*Short task*
Repeat exactly, and only, the lines from the one that contains "Rebuild this chart" to the one that contains "YAxis, ReferenceLine, LabelList", both ends included. Omit every picture.

*Provided entries*
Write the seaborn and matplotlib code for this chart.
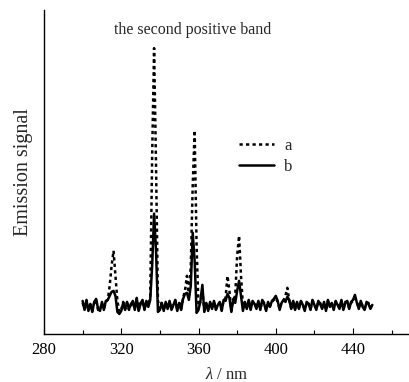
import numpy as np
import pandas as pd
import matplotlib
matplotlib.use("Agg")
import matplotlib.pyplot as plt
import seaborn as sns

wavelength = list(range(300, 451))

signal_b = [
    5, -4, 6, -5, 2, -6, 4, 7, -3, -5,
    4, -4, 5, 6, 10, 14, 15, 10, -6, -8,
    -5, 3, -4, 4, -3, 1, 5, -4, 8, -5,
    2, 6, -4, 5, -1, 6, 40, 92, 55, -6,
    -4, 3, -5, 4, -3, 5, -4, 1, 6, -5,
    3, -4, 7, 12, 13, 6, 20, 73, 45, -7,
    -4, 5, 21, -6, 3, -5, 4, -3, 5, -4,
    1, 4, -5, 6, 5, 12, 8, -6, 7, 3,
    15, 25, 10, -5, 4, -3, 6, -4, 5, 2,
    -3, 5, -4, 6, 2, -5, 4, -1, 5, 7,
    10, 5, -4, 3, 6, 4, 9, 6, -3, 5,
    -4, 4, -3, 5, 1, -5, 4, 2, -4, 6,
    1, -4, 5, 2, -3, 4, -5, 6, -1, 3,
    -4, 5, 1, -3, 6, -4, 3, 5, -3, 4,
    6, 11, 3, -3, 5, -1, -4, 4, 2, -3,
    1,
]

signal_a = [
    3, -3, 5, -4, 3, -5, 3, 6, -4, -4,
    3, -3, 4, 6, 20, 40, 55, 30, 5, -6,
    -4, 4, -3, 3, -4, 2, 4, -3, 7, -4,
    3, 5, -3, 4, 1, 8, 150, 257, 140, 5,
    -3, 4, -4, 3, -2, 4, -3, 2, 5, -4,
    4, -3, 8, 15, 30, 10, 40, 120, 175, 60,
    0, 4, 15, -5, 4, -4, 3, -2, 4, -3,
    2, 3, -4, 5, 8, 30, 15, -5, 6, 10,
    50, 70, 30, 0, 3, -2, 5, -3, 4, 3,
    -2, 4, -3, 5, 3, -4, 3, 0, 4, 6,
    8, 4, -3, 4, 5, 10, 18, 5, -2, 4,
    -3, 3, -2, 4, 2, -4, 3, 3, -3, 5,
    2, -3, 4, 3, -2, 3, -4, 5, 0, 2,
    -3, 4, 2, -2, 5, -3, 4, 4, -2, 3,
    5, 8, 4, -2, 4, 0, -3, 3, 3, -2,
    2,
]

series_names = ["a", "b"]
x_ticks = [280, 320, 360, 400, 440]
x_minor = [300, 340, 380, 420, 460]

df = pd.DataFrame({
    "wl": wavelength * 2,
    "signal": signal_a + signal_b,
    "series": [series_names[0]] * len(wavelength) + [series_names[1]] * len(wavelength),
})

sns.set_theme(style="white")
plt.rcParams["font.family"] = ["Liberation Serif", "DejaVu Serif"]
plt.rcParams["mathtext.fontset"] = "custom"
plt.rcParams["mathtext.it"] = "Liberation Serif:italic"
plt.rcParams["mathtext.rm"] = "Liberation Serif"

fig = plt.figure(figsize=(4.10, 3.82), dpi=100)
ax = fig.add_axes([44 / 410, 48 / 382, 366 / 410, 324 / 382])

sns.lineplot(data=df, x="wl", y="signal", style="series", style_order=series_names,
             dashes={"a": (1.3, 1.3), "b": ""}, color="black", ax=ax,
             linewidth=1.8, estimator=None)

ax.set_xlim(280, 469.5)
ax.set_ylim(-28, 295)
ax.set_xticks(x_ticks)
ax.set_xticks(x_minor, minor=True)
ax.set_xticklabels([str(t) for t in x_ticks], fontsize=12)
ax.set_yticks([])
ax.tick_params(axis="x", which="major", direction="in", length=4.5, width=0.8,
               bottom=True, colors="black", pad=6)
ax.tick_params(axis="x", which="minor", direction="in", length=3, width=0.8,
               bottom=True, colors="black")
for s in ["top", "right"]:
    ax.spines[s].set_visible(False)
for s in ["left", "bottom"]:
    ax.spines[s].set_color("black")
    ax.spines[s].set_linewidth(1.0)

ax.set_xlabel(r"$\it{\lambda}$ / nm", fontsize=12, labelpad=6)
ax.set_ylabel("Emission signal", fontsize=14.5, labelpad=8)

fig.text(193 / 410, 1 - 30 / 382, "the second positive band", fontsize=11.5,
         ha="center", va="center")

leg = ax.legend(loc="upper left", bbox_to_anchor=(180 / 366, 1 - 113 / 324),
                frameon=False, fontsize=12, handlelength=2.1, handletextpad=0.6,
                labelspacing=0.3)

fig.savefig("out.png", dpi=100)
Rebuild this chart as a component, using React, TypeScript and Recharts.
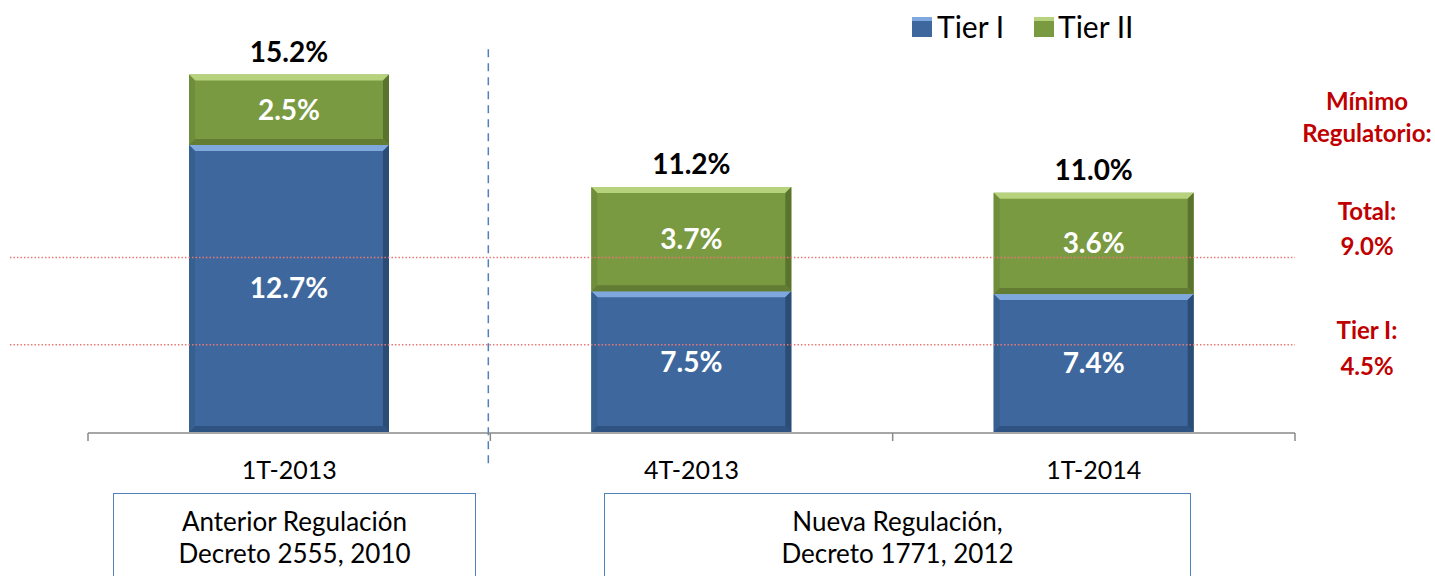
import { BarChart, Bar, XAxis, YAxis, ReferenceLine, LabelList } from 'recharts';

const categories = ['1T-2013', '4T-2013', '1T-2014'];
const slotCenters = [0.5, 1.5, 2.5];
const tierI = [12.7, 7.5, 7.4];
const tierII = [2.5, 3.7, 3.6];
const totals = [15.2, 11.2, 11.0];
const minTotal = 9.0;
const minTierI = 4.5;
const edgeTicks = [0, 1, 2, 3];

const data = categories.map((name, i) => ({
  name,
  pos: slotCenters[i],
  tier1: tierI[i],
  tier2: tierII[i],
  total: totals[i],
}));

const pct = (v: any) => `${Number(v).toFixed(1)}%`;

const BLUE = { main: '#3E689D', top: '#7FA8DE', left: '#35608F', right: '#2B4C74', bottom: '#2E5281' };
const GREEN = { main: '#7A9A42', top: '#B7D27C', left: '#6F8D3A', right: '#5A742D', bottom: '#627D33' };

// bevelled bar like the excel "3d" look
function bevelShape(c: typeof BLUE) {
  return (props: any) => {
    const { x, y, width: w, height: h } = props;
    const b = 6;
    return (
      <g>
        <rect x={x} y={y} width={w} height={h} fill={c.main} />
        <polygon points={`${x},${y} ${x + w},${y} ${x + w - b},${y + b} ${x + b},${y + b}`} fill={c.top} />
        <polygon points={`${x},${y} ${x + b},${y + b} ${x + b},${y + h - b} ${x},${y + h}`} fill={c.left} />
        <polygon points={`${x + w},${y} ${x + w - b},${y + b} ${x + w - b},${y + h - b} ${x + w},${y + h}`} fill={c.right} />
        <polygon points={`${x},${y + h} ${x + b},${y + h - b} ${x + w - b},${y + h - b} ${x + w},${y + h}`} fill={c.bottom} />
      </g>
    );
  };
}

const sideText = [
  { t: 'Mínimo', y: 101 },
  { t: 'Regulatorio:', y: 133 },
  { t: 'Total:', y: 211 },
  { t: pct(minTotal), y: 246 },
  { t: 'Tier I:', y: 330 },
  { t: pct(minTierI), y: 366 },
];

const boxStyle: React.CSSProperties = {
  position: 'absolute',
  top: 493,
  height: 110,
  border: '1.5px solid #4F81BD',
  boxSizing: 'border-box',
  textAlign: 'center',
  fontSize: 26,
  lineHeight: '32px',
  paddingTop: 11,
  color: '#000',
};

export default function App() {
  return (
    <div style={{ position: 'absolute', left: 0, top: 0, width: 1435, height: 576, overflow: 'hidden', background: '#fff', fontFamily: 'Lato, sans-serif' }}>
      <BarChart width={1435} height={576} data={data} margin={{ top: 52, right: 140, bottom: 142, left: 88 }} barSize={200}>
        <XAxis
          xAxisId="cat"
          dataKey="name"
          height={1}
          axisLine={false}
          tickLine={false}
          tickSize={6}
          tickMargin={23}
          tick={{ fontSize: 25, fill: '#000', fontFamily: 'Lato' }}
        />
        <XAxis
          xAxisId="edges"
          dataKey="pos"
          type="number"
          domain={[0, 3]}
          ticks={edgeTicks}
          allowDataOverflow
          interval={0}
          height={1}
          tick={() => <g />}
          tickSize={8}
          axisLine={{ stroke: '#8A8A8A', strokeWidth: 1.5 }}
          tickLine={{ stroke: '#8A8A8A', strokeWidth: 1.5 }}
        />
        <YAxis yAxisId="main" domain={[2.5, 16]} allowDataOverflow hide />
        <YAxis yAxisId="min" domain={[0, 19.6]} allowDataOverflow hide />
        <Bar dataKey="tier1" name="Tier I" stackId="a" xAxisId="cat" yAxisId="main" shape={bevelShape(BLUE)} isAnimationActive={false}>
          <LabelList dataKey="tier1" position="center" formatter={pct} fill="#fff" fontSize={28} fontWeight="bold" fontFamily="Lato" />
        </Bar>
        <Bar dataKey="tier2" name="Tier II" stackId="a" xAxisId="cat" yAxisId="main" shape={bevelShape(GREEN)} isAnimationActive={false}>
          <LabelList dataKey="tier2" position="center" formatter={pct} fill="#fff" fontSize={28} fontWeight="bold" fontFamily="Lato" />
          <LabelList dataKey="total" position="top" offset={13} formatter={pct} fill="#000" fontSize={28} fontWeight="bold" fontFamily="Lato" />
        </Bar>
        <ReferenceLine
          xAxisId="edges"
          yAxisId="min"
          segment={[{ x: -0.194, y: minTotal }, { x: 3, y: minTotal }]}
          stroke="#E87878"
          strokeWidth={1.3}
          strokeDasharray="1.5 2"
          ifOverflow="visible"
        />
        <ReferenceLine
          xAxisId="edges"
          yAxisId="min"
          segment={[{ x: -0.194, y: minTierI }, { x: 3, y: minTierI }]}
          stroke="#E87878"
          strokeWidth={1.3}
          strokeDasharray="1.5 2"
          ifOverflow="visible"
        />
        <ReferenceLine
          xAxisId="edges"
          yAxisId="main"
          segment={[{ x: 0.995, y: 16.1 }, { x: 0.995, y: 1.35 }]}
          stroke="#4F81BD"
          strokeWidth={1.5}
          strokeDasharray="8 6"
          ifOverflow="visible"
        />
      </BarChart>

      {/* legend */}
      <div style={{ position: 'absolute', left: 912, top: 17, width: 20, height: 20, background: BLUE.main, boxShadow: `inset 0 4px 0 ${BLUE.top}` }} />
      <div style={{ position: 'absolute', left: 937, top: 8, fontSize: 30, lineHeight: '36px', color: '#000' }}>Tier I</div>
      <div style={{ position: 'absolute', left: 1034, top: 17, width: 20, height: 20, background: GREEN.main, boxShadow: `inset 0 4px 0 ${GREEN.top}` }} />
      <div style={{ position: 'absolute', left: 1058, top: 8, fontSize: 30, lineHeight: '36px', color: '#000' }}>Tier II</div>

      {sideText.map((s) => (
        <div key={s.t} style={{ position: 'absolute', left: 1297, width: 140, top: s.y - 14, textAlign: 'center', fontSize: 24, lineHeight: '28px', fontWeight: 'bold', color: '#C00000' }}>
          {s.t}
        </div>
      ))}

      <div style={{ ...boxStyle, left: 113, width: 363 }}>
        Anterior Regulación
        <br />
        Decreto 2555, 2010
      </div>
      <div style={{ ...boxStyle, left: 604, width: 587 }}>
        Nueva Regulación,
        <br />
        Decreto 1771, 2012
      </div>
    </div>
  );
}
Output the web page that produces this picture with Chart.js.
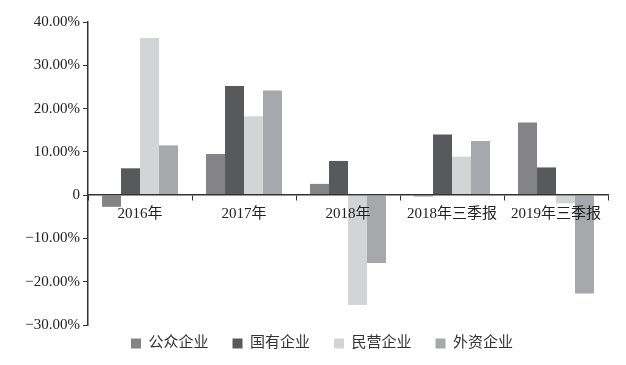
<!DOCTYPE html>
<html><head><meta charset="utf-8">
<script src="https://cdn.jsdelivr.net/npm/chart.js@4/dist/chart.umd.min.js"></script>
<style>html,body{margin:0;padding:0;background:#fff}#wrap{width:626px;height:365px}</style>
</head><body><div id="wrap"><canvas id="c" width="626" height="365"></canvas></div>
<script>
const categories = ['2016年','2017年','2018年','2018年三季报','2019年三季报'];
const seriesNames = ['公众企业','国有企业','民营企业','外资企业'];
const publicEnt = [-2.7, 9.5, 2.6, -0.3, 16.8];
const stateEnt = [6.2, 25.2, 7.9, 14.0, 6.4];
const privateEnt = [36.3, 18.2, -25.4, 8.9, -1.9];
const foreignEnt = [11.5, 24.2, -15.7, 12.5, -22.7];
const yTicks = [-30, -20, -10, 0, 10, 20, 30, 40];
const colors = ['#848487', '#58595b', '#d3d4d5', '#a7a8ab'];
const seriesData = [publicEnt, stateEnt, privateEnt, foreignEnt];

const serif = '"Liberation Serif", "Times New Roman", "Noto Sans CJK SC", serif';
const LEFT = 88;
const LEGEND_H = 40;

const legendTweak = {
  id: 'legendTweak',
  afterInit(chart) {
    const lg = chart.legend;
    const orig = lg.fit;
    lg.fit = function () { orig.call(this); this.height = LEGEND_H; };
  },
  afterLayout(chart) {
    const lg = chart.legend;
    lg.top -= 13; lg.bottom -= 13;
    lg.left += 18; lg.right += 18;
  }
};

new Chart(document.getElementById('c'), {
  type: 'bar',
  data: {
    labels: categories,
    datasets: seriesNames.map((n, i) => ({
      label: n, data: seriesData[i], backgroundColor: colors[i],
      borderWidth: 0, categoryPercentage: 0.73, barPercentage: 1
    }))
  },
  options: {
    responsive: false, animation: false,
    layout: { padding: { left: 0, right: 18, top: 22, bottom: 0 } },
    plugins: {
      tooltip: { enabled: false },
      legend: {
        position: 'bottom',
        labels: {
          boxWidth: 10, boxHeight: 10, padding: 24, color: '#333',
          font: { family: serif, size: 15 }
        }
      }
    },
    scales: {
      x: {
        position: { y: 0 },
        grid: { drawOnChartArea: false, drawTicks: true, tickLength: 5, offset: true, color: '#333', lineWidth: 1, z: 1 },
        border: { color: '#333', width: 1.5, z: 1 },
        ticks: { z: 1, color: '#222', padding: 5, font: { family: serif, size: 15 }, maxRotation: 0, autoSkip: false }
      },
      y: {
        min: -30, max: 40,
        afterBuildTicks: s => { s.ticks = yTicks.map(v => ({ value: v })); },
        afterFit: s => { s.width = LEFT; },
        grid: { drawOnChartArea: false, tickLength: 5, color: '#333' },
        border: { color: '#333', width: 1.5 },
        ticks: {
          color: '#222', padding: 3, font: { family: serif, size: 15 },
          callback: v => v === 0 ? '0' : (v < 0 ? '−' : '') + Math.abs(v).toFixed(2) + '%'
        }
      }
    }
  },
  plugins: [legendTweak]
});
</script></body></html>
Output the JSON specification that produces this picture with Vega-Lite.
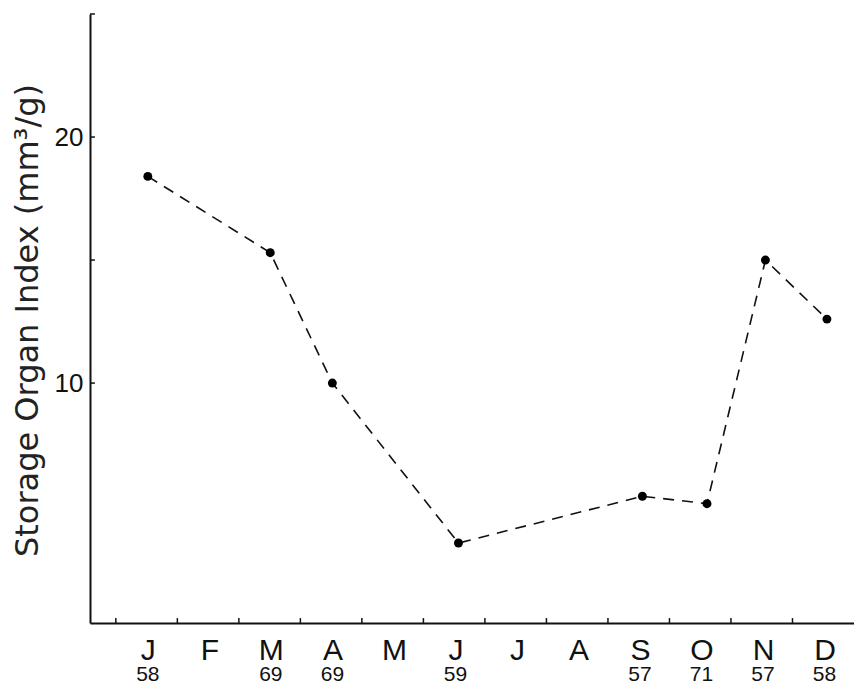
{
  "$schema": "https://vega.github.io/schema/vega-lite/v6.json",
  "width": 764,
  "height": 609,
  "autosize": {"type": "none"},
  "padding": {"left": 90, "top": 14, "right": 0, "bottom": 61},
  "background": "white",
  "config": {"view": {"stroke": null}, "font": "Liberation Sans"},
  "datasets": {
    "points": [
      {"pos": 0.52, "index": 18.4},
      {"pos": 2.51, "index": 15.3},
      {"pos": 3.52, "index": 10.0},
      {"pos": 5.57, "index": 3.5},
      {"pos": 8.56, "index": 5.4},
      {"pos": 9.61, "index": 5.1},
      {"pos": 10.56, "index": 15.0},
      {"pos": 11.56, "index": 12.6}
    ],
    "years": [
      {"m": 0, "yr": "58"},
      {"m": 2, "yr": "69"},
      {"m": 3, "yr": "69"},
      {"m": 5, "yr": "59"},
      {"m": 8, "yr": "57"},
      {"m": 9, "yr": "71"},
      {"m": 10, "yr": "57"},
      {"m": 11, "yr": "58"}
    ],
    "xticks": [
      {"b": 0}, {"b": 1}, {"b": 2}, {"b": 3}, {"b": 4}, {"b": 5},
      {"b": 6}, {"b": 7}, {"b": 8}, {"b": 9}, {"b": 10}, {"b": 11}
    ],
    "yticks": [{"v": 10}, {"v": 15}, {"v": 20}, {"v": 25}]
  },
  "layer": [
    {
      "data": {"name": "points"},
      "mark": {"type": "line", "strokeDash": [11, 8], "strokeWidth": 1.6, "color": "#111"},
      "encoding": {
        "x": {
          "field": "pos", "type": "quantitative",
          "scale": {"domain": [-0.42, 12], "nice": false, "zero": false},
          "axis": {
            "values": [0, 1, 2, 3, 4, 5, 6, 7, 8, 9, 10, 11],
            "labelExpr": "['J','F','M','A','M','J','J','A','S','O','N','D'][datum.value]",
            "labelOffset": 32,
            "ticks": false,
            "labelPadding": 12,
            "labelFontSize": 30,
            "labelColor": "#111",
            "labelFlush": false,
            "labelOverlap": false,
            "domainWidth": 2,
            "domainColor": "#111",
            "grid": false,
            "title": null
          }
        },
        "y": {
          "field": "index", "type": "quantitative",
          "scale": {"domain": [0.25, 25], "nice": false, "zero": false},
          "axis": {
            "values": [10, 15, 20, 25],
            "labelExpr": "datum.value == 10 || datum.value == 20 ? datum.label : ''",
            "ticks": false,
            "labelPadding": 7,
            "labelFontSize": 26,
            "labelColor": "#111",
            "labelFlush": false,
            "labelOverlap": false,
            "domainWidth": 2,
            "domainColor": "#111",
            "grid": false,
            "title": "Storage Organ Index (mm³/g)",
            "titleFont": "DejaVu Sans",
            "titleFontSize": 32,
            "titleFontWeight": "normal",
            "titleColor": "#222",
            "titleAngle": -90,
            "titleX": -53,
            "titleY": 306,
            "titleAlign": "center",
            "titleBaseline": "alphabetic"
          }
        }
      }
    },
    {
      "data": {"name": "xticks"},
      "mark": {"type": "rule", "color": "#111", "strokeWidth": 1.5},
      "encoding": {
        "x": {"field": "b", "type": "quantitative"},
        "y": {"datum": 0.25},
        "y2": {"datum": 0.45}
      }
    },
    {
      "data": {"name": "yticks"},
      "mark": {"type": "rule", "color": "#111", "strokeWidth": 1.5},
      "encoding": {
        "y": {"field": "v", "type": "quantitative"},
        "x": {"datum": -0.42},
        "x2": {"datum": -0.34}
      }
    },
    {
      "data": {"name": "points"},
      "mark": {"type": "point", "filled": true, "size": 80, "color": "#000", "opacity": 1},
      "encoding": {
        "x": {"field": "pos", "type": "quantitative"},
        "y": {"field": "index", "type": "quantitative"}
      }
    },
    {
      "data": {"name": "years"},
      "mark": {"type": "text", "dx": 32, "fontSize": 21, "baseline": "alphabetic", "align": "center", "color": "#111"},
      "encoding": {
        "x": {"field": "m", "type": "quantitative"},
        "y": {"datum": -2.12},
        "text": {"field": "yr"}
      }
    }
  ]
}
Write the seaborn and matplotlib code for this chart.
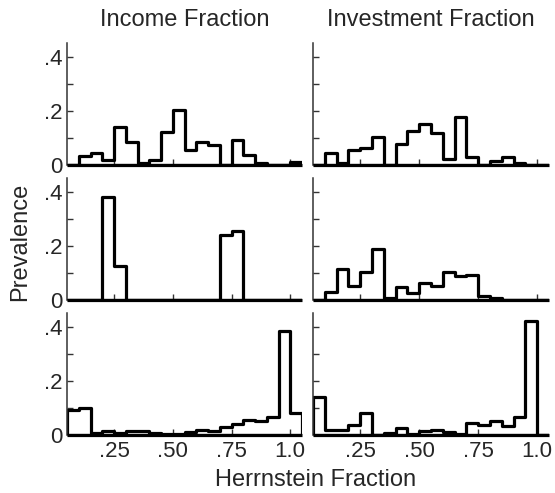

*Correct result*
Rebuild this chart as a component, using React, TypeScript and Recharts.
import { BarChart, Bar, XAxis, YAxis, ReferenceLine, LabelList } from 'recharts';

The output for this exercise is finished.